Des dizaines de milliers de personnes manifestaient sans relâche lundi au Caire pour réclamer le départ du président Hosni Moubarak, malgré l'annonce d'un nouveau gouvernement et à la veille de marches géantes, signe que le mouvement de contestation ne faiblit pas.

«Les investisseurs craignent que ce mouvement de révolte ne nourrisse l'instabilité politique et économique au Moyen-Orient, et la possible fermeture du canal de Suez qui se profile désormais à l'horizon», relevait Mme Sokou.

Si l'Egypte n'est pas un producteur essentiel, le pays représente un carrefour important pour le transport de pétrole et une route stratégique pour acheminer le brut du Moyen-Orient.

Plus d'un million de barils de brut transitent ainsi chaque jour de la mer Rouge à la Méditerranée par le canal de Suez, et ce dernier est doublé de l'oléoduc Suez-Méditerranée (Sumed) qui convoie également un million de barils de brut par jour (mbj).

«À la lumière de l'incertitude qui règne sur ces deux voies importantes, et des dangers de contagion de la contestation politique dans la région, la hausse des cours liée à cette montée des risques paraît justifiée», a indiqué à l'AFP Filip Petersson, analyste de la banque SEB.

Cependant, «si la situation s'apaisait en Égypte, il est probable que le cours du Brent repartirait à nouveau à la baisse», a-t-il estimé, relevant que le marché était fragile, avec notamment un adoucissement des températures en Europe.

Pour Torjorn Kjus, analyste de DnB NOR, la fièvre des cours devrait être mesurée: «l'effet d'une fermeture du canal et de l'oléoduc Sumed sur les prix devrait être limitée à 10 dollars par baril», d'abord parce que les stocks stratégiques des pays industrialisés «sont assez importants pour couvrir une perte de 3 mbj pendant 520 jours», a-t-il relevé.

De même, les stocks de pétrole brut aux États-Unis restent abondants: ils ont bondi de plus de 7 millions de barils sur les deux dernières semaines, et les réserves du principal centre de stockage du pays, le terminal de Cushing (Oklahoma, Sud), sont proches de la saturation.

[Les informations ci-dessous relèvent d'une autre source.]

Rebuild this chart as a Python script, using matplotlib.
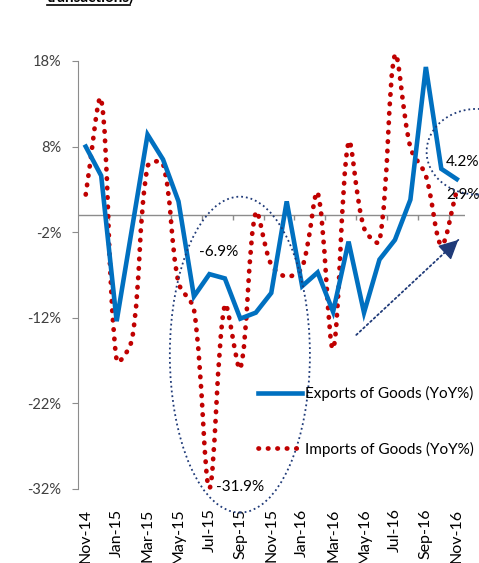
import numpy as np
import matplotlib
matplotlib.use('Agg')
import matplotlib.pyplot as plt
from matplotlib.path import Path
from matplotlib.patches import PathPatch, Ellipse
from matplotlib.lines import Line2D

plt.rcParams['font.family'] = ['Lato', 'DejaVu Sans']

# months Nov-14 .. Nov-16
months = ['Nov-14', 'Dec-14', 'Jan-15', 'Feb-15', 'Mar-15', 'Apr-15', 'May-15',
          'Jun-15', 'Jul-15', 'Aug-15', 'Sep-15', 'Oct-15', 'Nov-15', 'Dec-15',
          'Jan-16', 'Feb-16', 'Mar-16', 'Apr-16', 'May-16', 'Jun-16', 'Jul-16',
          'Aug-16', 'Sep-16', 'Oct-16', 'Nov-16']

# YoY % values
exports = [8.0, 4.6, -12.4, -1.5, 9.4, 6.5, 1.6, -9.5, -6.9, -7.4, -12.1, -11.4,
           -9.1, 1.6, -8.3, -6.7, -11.3, -3.1, -11.4, -5.2, -2.9, 1.8, 17.3, 5.4, 4.2]
imports = [2.4, 13.5, -17.0, -14.5, 5.7, 6.0, -7.9, -11.0, -31.9, -10.5, -17.9, 0.3,
           -5.8, -7.2, -6.1, 2.6, -15.6, 8.5, -1.5, -3.1, 18.7, 7.9, 4.6, -3.5, 2.9]

yticks = [-32, -22, -12, -2, 8, 18]

blue = '#0070C0'
red = '#C00000'
navy = '#1F3A78'

fig = plt.figure(figsize=(4.79, 5.63), dpi=100)
ax = fig.add_axes([78 / 479, 1 - 489 / 563, 386.5 / 479, 428 / 563])

x = np.arange(len(months))

# exports: straight segments
ax.plot(x, exports, color=blue, lw=3.3, solid_joinstyle='miter', clip_on=False, zorder=3)

# imports: smoothed line, bezier through the points with chord-length scaled tangents
pts = np.column_stack([x, imports]).astype(float)
scale = np.array([15.45, 8.56])  # px per unit, to measure chords on screen
n = len(pts)


def chord(a, b):
    return np.hypot(*((pts[b] - pts[a]) * scale))


verts = [tuple(pts[0])]
codes = [Path.MOVETO]
for i in range(n - 1):
    a, b = i, i + 1
    pa, pb = pts[a], pts[b]
    d = chord(a, b)
    ta = pts[min(b, n - 1)] - pts[max(a - 1, 0)]
    da = chord(max(a - 1, 0), a) + d
    tb = pts[min(b + 1, n - 1)] - pts[a]
    db = d + chord(b, min(b + 1, n - 1))
    c1 = pa + ta * d / da / 3
    c2 = pb - tb * d / db / 3
    verts += [tuple(c1), tuple(c2), tuple(pb)]
    codes += [Path.CURVE4] * 3
dot_style = (0, (0.1, 1.9))
imp_patch = PathPatch(Path(verts, codes), fill=False, edgecolor=red, lw=3.4,
                      linestyle=dot_style, capstyle='round', clip_on=False, zorder=2)
ax.add_patch(imp_patch)

ax.set_xlim(-0.5, len(months) - 0.5)
ax.set_ylim(-32, 18)

# zero line with category tick marks
ax.axhline(0, color='#8c8c8c', lw=1, zorder=1)
ax.vlines(np.arange(1.5, len(months), 2), -0.55, 0, color='#8c8c8c', lw=1, zorder=1)

ax.spines['top'].set_visible(False)
ax.spines['right'].set_visible(False)
ax.spines['bottom'].set_visible(False)
ax.spines['left'].set_color('#8c8c8c')

ax.set_yticks(yticks)
ax.set_yticklabels([f'{v}%' for v in yticks])
ax.tick_params(axis='y', length=4, color='#8c8c8c', labelsize=10.5, labelcolor='#404040', pad=8)
ax.set_xticks(x[::2])
ax.set_xticklabels(months[::2], rotation=90)
ax.tick_params(axis='x', length=0, labelsize=11.5, pad=14)

# annotations
ax.text(8.6, -4.3, '-6.9%', fontsize=11, ha='center', va='center')
ax.text(10.0, -31.8, '-31.9%', fontsize=11, ha='center', va='center')
ax.text(23.3, 6.25, '4.2%', fontsize=11, ha='left', va='center')
ax.text(23.3, 2.4, '2.9%', fontsize=11, ha='left', va='center')

ax.add_patch(Ellipse((9.97, -16.3), 9.06, 36.9, fill=False, edgecolor=navy,
                     lw=1.3, linestyle=':', clip_on=False, zorder=4))
ax.add_patch(Ellipse((25.3, 7.4), 6.5, 10.0, fill=False, edgecolor=navy,
                     lw=1.3, linestyle=':', clip_on=False, zorder=4))

# dotted arrow: dotted shaft plus solid filled head
start = np.array([17.5, -14.0])
tip = np.array([24.1, -2.9])
ax.annotate('', xy=tip, xytext=start,
            arrowprops=dict(arrowstyle='-', color=navy, lw=1.3, linestyle=':',
                            shrinkA=0, shrinkB=0),
            annotation_clip=False)
ax.annotate('', xy=tip, xytext=tip - (tip - start) * 0.12,
            arrowprops=dict(arrowstyle='-|>,head_length=0.8,head_width=0.4', color=navy,
                            lw=1.0, mutation_scale=15, shrinkA=0, shrinkB=0),
            annotation_clip=False, zorder=5)

handles = [Line2D([], [], color=blue, lw=3.3),
           Line2D([], [], color=red, lw=3.4, linestyle=dot_style, dash_capstyle='round')]
ax.legend(handles, ['Exports of Goods (YoY%)', 'Imports of Goods (YoY%)'],
          loc='upper left', bbox_to_anchor=(258 / 479, 1 - 386 / 563),
          bbox_transform=fig.transFigure, frameon=False, fontsize=11,
          handlelength=2.9, handletextpad=0.2, labelspacing=2.65,
          borderpad=0, borderaxespad=0)

# cut-off heading at the very top
fig.text(47 / 479, 1 - 1.5 / 563, 'transactions)', fontsize=11, fontweight='bold', va='baseline')
fig.add_artist(Line2D([47 / 479, 130 / 479], [1 - 4.5 / 563] * 2, color='black', lw=1.2))

fig.savefig('out.png', dpi=100)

Cette abondance des stocks explique l'écart persistant entre le brut texan WTI, référence du marché new-yorkais, et le Brent londonien, une différence qui se réduisait lundi mais qui restait importante, autour de 10 $ US.

Par ailleurs, les larges capacités de production non utilisés de l'Organisation des pays exportateurs de pétrole (Opep) pourraient être mises à profit en cas de crise, a ajouté M. Kjus.

«Il y a un risque de pénurie réelle» si les routes pétrolières stratégiques de l'Égypte venaient à être coupées, a reconnu lundi le secrétaire général Abdallah Salem El-Badri, tout en précisant que l'Opep «réagirait» si tel était le cas.